3.3. Docking and Binding Energy Calculations—PLpro

For docking to PLpro and calculations of binding energy, we used BIOVIA Discovery Studio v20.1.0.19295 [56]. The structures retrieved from PDB were prepared using the Prepare proteins protocol with pH set to 7.4 and the CHARMm forcefield. We used spherical gridboxes with a radius of 15 Å that were created around a ligand if the PLpro complexes featured one, or around the PDB ID: 3e9s ligand after superimposing the proteins by Cα atoms. We prepared the potential inhibitors using the Prepare ligands protocol and changed their ionization for pH 7.5 ± 1 without generating tautomers and isomers. Afterward, we employed the CDOCKER protocol, a tool performing grid-based docking to a rigid protein with ligand conformational sampling utilizing molecular dynamics. We retrieved only the best pose for each ligand by setting the option top hits to 1. After docking, we assessed the obtained poses by scoring functions in the Score ligand poses protocol and utilized the Calculate binding energies protocol with generalized Born implicit solvent model (MM–GBSA). Afterward, we created a MLR model by merging the Jain scoring function and the MM–GBSA binding energy. For this purpose, we utilized Statistica 13.1 software [57].

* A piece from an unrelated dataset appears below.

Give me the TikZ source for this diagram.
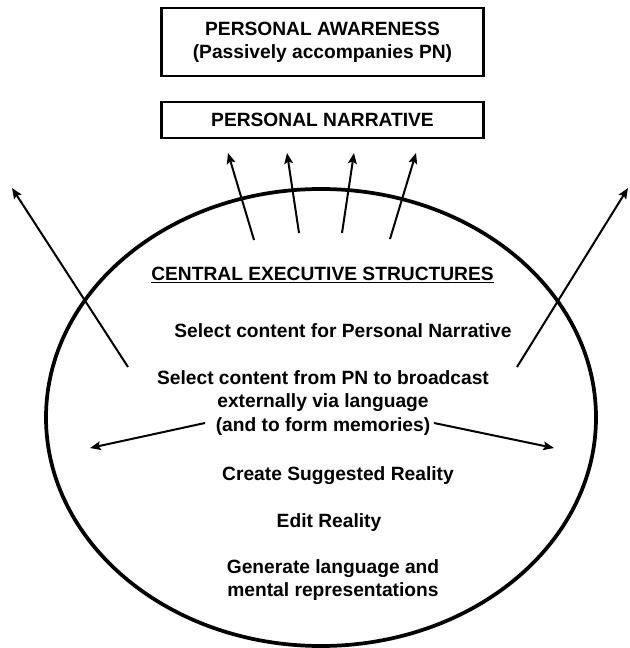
\documentclass[tikz,border=0pt]{standalone}
\usepackage{fontspec}
\setmainfont{Liberation Sans}
\usetikzlibrary{
    arrows.meta,
    positioning
}

\tikzset{
    levelbox/.style={draw, line width=2.2pt, minimum width=242pt, inner sep=0pt, align=center},
    stage/.style={align=center},
    outarrow/.style={line width=1.5pt, -{Stealth[length=8pt,width=6.5pt,inset=1.5pt]}}
}

\begin{document}
\begin{tikzpicture}[x=0.75pt, y=-0.75pt, font=\fontsize{14.4pt}{17pt}\selectfont\bfseries]
    \useasboundingbox (0,0) rectangle (630,648);

    % Boxes above the executive
    \node[levelbox, minimum height=51pt] (awareness) at (322.5,42) {PERSONAL AWARENESS\\(Passively accompanies PN)};
    \node[levelbox, minimum height=27pt] (narrative) at (322.5,120) {PERSONAL NARRATIVE};

    % Central executive
    \draw[line width=2.8pt] (321,417.5) ellipse [x radius=275, y radius=228.5];

    \node[anchor=base] (ces) at (322.5,280) {\underline{CENTRAL EXECUTIVE STRUCTURES}};
    \node[anchor=base] (select) at (343,337) {Select content for Personal Narrative};
    \node[stage, font=\fontsize{14.4pt}{17.6pt}\selectfont\bfseries] (broadcast) at (323,403) {Select content from PN to broadcast\\externally via language\\(and to form memories)};
    \node[anchor=base] (suggest) at (338,480) {Create Suggested Reality};
    \node[anchor=base] (edit) at (329,527) {Edit Reality};
    \node[stage] (generate) at (333,580) {Generate language and\\mental representations};

    % Arrows up into the narrative
    \foreach \i/\tx/\ty/\hx/\hy in {1/254/240/228/153, 2/299/233/287/153, 3/342/233/354/153, 4/390/239/416/153}{
        \coordinate (pn tail \i) at (\tx,\ty);
        \coordinate (pn head \i) at (\hx,\hy);
        \draw[outarrow] (pn tail \i) -- (pn head \i);
    }

    % Arrows going out of the ellipse
    \coordinate (out left tail) at (128,367);
    \coordinate (out left head) at (12,188);
    \coordinate (out right tail) at (517,367);
    \coordinate (out right head) at (628,188);
    \draw[outarrow] (out left tail) -- (out left head);
    \draw[outarrow] (out right tail) -- (out right head);

    % Arrows from the memories line
    \coordinate (mem left tail) at (205,423);
    \coordinate (mem left head) at (90,448);
    \coordinate (mem right tail) at (434,423);
    \coordinate (mem right head) at (554,448);
    \draw[outarrow] (mem left tail) -- (mem left head);
    \draw[outarrow] (mem right tail) -- (mem right head);
\end{tikzpicture}
\end{document}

Initially, we validated the ability of the software to predict the correct inhibitor poses by employing the redocking and cross-docking techniques. We retrieved various PLpro structures (PDB IDs: 7jir, 7jit, 7jiv, 7jiw, 6wuu (all chains), 6wx4, 6w9c (chain A), 6xa9 (chain A), 7jn2, 7jrn (all chains), 7cjm, 7cmd, and 7cjd (all chains)) and redocked their original inhibitors as well as cross-docked inhibitors from other PLpro complexes. Additionally, we docked a few ligands found in complexes of SARS-CoV PLpro (PDB IDs: 3mj5, 4ovz, and 4ow0). The obtained protein–ligand complexes were superimposed by Cα atoms on the original PLpro complexes with the corresponding ligands in order to calculate ligand heavy-atom RMSD values. Based on the validation results we chose the PLpro structures with the lowest cross-docking RMSD values and used them to test the ability of the docking procedure to predict binding affinities of inhibitors. Two of the chosen structures (PDB IDs: 7jiv and 7jit) had a C111S mutation so we created additional structures where the serine residue was mutated back into cysteine. We created a set of 25 PLpro inhibitors with known IC₅₀ values (Supplementary Table S7). After docking them to the chosen PLpro structures, we assessed the obtained poses by scoring functions (CDOCKER Energy, CDOCKER Interaction Energy, LigScore1, LigScore2, PLP1, PLP2, Jain, PMF, PMF04) and MM–GBSA calculations. Subsequently, we checked Pearson correlation coefficients and the corresponding p-values between pIC₅₀s and the values obtained from scoring functions and binding energy calculations. If an inhibitor had its IC₅₀ measured for a racemate, we took an average of scoring functions and binding energies calculated for both enantiomers. Through this validation, we found the best PLpro structure, which was used for the subsequent drug screening. Additionally, we prepared a MLR model for this structure and the best-performing scoring function (Jain) and MM–GBSA. To validate the model, we examined p-values for the model itself as well as for all the terms of the equation. All p-values came below 0.01. Due to the simplicity of the model and to the occurrence of only two independent variables, we did not conduct cross-validation.

We conducted an additional step of validation in order to confirm the best-performing docking procedure’s (PDB ID: 7jn2, Jain, and MM–GBSA) ability to correctly predict potential inhibitors’ binding poses and affinities toward PLpro. First, we docked inhibitors cocrystallized with PLpro structures available in PDB that we did not utilize in the main cross-docking validation (PDB IDs: 7koj, 7kok, 7lbr, 7lbs, 7llf, 7llz, 7los, and 7e35). We superimposed the complexes and calculated the ligand’s heavy atom RMSD analogically as described above. Next, we created an additional set of PLpro inhibitors with known IC₅₀ values (Supplementary Table S8). We docked them to 7jn2 and conducted analogical scoring and binding energy calculations as described above. We determined Pearson correlation coefficients and the corresponding p-values between the experimental pIC₅₀ values and the values of Jain function, MM–GBSA binding energies, and pIC₅₀ values estimated using the MLR model for the combined two sets of test ligands.

In the screening part, we prepared the potential inhibitors and docked them using the same procedure as during validation, and then assessed the obtained poses by the Jain scoring function and MM–GBSA calculations.